Я помню то чувство восторженного обалдения, накрывшего меня-мальчишку, когда я понял в первой половине 90-х, что то, чем я занимаюсь, сегодня, в каком-то смысле, — самое важное дело в государстве. Что даже такой запредельно экзотический интерес, как богословие и его подразделения — это сегодня один из основных общественных интересов. Таких, как я, было довольно много. Интеллектуальная иерархия довольно быстро выправилась, и выяснилось, что социогуманитарии, начавшие занимать приличествующее им место в обществе, за полгода стерли в порошок перестройщиков и за десятилетие съели либералов со всех их колоссальным административным, международным и финансовым ресурсом.
Тут даже произошел некоторый обратный перекос — либеральных интеллектуалов почти не осталось, остался истерический либеральный агитпроп и шоумены с уличной панели…
Забавно и то, что попытка сыграть хотя бы частичный либеральный реванш связана с проектом перевернуть интеллектуальную иерархию назад. Пошла мода на инновации и забрезжила попытка вновь объявить гуманитариев балаболами, а на пьедестал снова поставить тех, кто занимается «реальными вещами» в рамках «реальных инновационных проектов» (Ну то есть бабло пилят, да).
Понятно ведь, что историк или философ не могут быть «инноваторами» и не умеют изготовлять прикольные гаджеты. Связь нового культа «физиков» с либеральным реваншем настолько, впрочем, очевидна, что попытка эта представляется мне бесперспективной.

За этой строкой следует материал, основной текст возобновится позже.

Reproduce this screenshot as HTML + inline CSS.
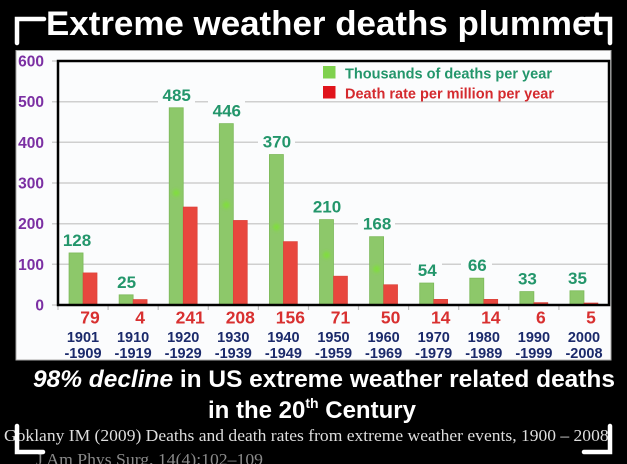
<!DOCTYPE html>
<html><head><meta charset="utf-8"><style>
html,body{margin:0;padding:0;background:#000;}
svg{display:block;}
text{font-family:"Liberation Sans",Arial,sans-serif;}
.serif{font-family:"Liberation Serif","Times New Roman",serif;}
</style></head><body>
<svg width="627" height="464" viewBox="0 0 627 464" xmlns="http://www.w3.org/2000/svg">
<defs><filter id="bl" x="-1" y="-1" width="3" height="3"><feGaussianBlur stdDeviation="1.6"/></filter></defs>
<rect width="627" height="464" fill="#000"/>
<!-- Title -->
<text x="46" y="35" font-size="34" font-weight="bold" fill="#fff" textLength="557" lengthAdjust="spacingAndGlyphs">Extreme weather deaths plummet</text>

<!-- Panel -->
<rect x="16" y="50.5" width="595" height="309.5" fill="#fbfcfd" stroke="#a8a8a8" stroke-width="1"/>

<!-- gridlines -->
<g stroke="#cfcfcf" stroke-width="1.5">
<line x1="52" y1="61" x2="58" y2="61"/>
<line x1="52" y1="101.7" x2="609" y2="101.7"/>
<line x1="52" y1="142.3" x2="609" y2="142.3"/>
<line x1="52" y1="183" x2="609" y2="183"/>
<line x1="52" y1="223.7" x2="609" y2="223.7"/>
<line x1="52" y1="264.3" x2="609" y2="264.3"/>
<line x1="52" y1="305" x2="58" y2="305"/>
</g>
<!-- bottom ticks -->
<g stroke="#bdbdbd" stroke-width="1.2">
<line x1="58" y1="305" x2="58" y2="310"/><line x1="108.1" y1="305" x2="108.1" y2="310"/><line x1="158.2" y1="305" x2="158.2" y2="310"/><line x1="208.3" y1="305" x2="208.3" y2="310"/><line x1="258.4" y1="305" x2="258.4" y2="310"/><line x1="308.5" y1="305" x2="308.5" y2="310"/><line x1="358.5" y1="305" x2="358.5" y2="310"/><line x1="408.6" y1="305" x2="408.6" y2="310"/><line x1="458.7" y1="305" x2="458.7" y2="310"/><line x1="508.8" y1="305" x2="508.8" y2="310"/><line x1="558.9" y1="305" x2="558.9" y2="310"/>
</g>

<!-- Y labels -->
<g font-size="15.5" font-weight="bold" fill="#7b2fa3" text-anchor="end">
<text x="44" y="66.5">600</text>
<text x="44" y="107.2">500</text>
<text x="44" y="147.8">400</text>
<text x="44" y="188.5">300</text>
<text x="44" y="229.2">200</text>
<text x="44" y="269.8">100</text>
<text x="44" y="310.5">0</text>
</g>

<!-- Green bars -->
<g fill="#8dc86a" stroke="#7cb95a" stroke-width="0.8">
<rect x="69.05" y="252.95" width="14" height="52.05"/>
<rect x="119.14" y="294.83" width="14" height="10.17"/>
<rect x="169.23" y="107.77" width="14" height="197.23"/>
<rect x="219.32" y="123.63" width="14" height="181.37"/>
<rect x="269.41" y="154.53" width="14" height="150.47"/>
<rect x="319.5" y="219.6" width="14" height="85.4"/>
<rect x="369.59" y="236.68" width="14" height="68.32"/>
<rect x="419.68" y="283.04" width="14" height="21.96"/>
<rect x="469.77" y="278.16" width="14" height="26.84"/>
<rect x="519.86" y="291.58" width="14" height="13.42"/>
<rect x="569.95" y="290.77" width="14" height="14.23"/>
</g>
<!-- artifacts -->
<g fill="#7ee236" filter="url(#bl)" opacity="0.85">
<circle cx="176.2" cy="193" r="3.5"/>
<circle cx="226.3" cy="205" r="3.5"/>
<circle cx="276.4" cy="227" r="3.5"/>
<circle cx="326.5" cy="255" r="3.5"/>
<circle cx="376.6" cy="269" r="3.5"/>
</g>
<!-- Red bars -->
<g fill="#e8473e" stroke="#d94038" stroke-width="0.6">
<rect x="83.05" y="272.87" width="14" height="32.13"/>
<rect x="133.14" y="299.5" width="14" height="5.5"/>
<rect x="183.23" y="206.99" width="14" height="98.01"/>
<rect x="233.32" y="220.41" width="14" height="84.59"/>
<rect x="283.41" y="241.56" width="14" height="63.44"/>
<rect x="333.5" y="276.13" width="14" height="28.87"/>
<rect x="383.59" y="284.67" width="14" height="20.33"/>
<rect x="433.68" y="299.31" width="14" height="5.69"/>
<rect x="483.77" y="299.31" width="14" height="5.69"/>
<rect x="533.86" y="302.56" width="14" height="2.44"/>
<rect x="583.95" y="302.97" width="14" height="2.03"/>
</g>

<!-- label backgrounds -->
<g fill="#fbfcfd">
<rect x="59" y="230" width="36" height="19"/>
<rect x="111" y="272" width="31" height="19"/>
<rect x="158" y="85" width="37" height="19"/>
<rect x="208" y="101" width="37" height="19"/>
<rect x="258" y="132" width="37" height="19"/>
<rect x="308" y="197" width="37" height="19"/>
<rect x="358" y="214" width="37" height="19"/>
<rect x="411" y="260" width="31" height="19"/>
<rect x="461" y="255" width="31" height="19"/>
<rect x="511" y="269" width="31" height="19"/>
<rect x="561" y="268" width="31" height="19"/>
</g>
<!-- green value labels -->
<g font-size="17" font-weight="bold" fill="#23966b" text-anchor="middle">
<text x="77" y="246">128</text>
<text x="126.6" y="287.8">25</text>
<text x="176.7" y="100.8">485</text>
<text x="226.8" y="116.6">446</text>
<text x="276.9" y="147.5">370</text>
<text x="327" y="212.6">210</text>
<text x="377.1" y="229.7">168</text>
<text x="427.2" y="276">54</text>
<text x="477.3" y="271.2">66</text>
<text x="527.4" y="284.6">33</text>
<text x="577.5" y="283.8">35</text>
</g>

<!-- Frame -->
<rect x="58" y="61" width="551" height="244" fill="none" stroke="#000" stroke-width="2.5"/>

<!-- Legend -->
<rect x="323" y="66" width="12.5" height="12.5" fill="#7fd14e"/>
<rect x="323" y="86" width="12.5" height="12.5" fill="#e0141c"/>
<text x="345" y="78.5" font-size="14.5" font-weight="bold" fill="#23966b" textLength="207" lengthAdjust="spacingAndGlyphs">Thousands of deaths per year</text>
<text x="345" y="98.5" font-size="14.5" font-weight="bold" fill="#d42a2e" textLength="209" lengthAdjust="spacingAndGlyphs">Death rate per million per year</text>

<!-- red value labels -->
<g font-size="17.5" font-weight="bold" fill="#d83030" text-anchor="middle">
<text x="90" y="323.5">79</text>
<text x="140.1" y="323.5">4</text>
<text x="190.2" y="323.5">241</text>
<text x="240.3" y="323.5">208</text>
<text x="290.4" y="323.5">156</text>
<text x="340.5" y="323.5">71</text>
<text x="390.6" y="323.5">50</text>
<text x="440.7" y="323.5">14</text>
<text x="490.8" y="323.5">14</text>
<text x="540.9" y="323.5">6</text>
<text x="591" y="323.5">5</text>
</g>
<!-- year labels -->
<g font-size="14.5" font-weight="bold" fill="#1b2a6b" text-anchor="middle">
<text x="83" y="342">1901</text><text x="83" y="358">-1909</text>
<text x="133.1" y="342">1910</text><text x="133.1" y="358">-1919</text>
<text x="183.2" y="342">1920</text><text x="183.2" y="358">-1929</text>
<text x="233.3" y="342">1930</text><text x="233.3" y="358">-1939</text>
<text x="283.4" y="342">1940</text><text x="283.4" y="358">-1949</text>
<text x="333.5" y="342">1950</text><text x="333.5" y="358">-1959</text>
<text x="383.6" y="342">1960</text><text x="383.6" y="358">-1969</text>
<text x="433.7" y="342">1970</text><text x="433.7" y="358">-1979</text>
<text x="483.8" y="342">1980</text><text x="483.8" y="358">-1989</text>
<text x="533.9" y="342">1990</text><text x="533.9" y="358">-1999</text>
<text x="584" y="342">2000</text><text x="584" y="358">-2008</text>
</g>

<!-- Bottom text -->
<text x="33" y="387" font-size="24" font-weight="bold" fill="#fff" textLength="582" lengthAdjust="spacingAndGlyphs"><tspan font-style="italic">98% decline</tspan> in US extreme weather related deaths</text>
<text x="208" y="418" font-size="24" font-weight="bold" fill="#fff">in the 20<tspan font-size="14" dy="-10">th</tspan><tspan dy="10"> Century</tspan></text>

<text class="serif" x="4" y="441" font-size="17" fill="#dedede" textLength="609" lengthAdjust="spacingAndGlyphs">Goklany IM (2009) Deaths and death rates from extreme weather events, 1900 – 2008.</text>
<text class="serif" x="36" y="465" font-size="17" fill="#8a8a8a" textLength="227" lengthAdjust="spacingAndGlyphs">J Am Phys Surg, 14(4):102–109</text>

<!-- Corner brackets -->
<g stroke="#fff" stroke-width="4.5" fill="none" stroke-linecap="round" stroke-linejoin="miter">
<path d="M17,43 V19 H44"/>
<path d="M586,19 H610 V43"/>
<path d="M17,426 V452 H43"/>
<path d="M584,452 H610 V426"/>
</g>
</svg>
</body></html>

Вернемся однако к прекрасному фильму нашего детства, с которого мы начали это затянувшееся размышление. Как помнит смотревший (и да узнает не смотревший), приключения наших маленьких космонавтов оказались в итоге грандиозным «психологическим экспериментом». Вместо космоса им подсунули грязный подземный колодец. Ещё в детстве я знал, что это весьма узнаваемый образ платоновой пещеры, превращенной в тюрьму.
Текст опубликован на сайте “Новые Хроники” (ныне не существующем) в 2008 году.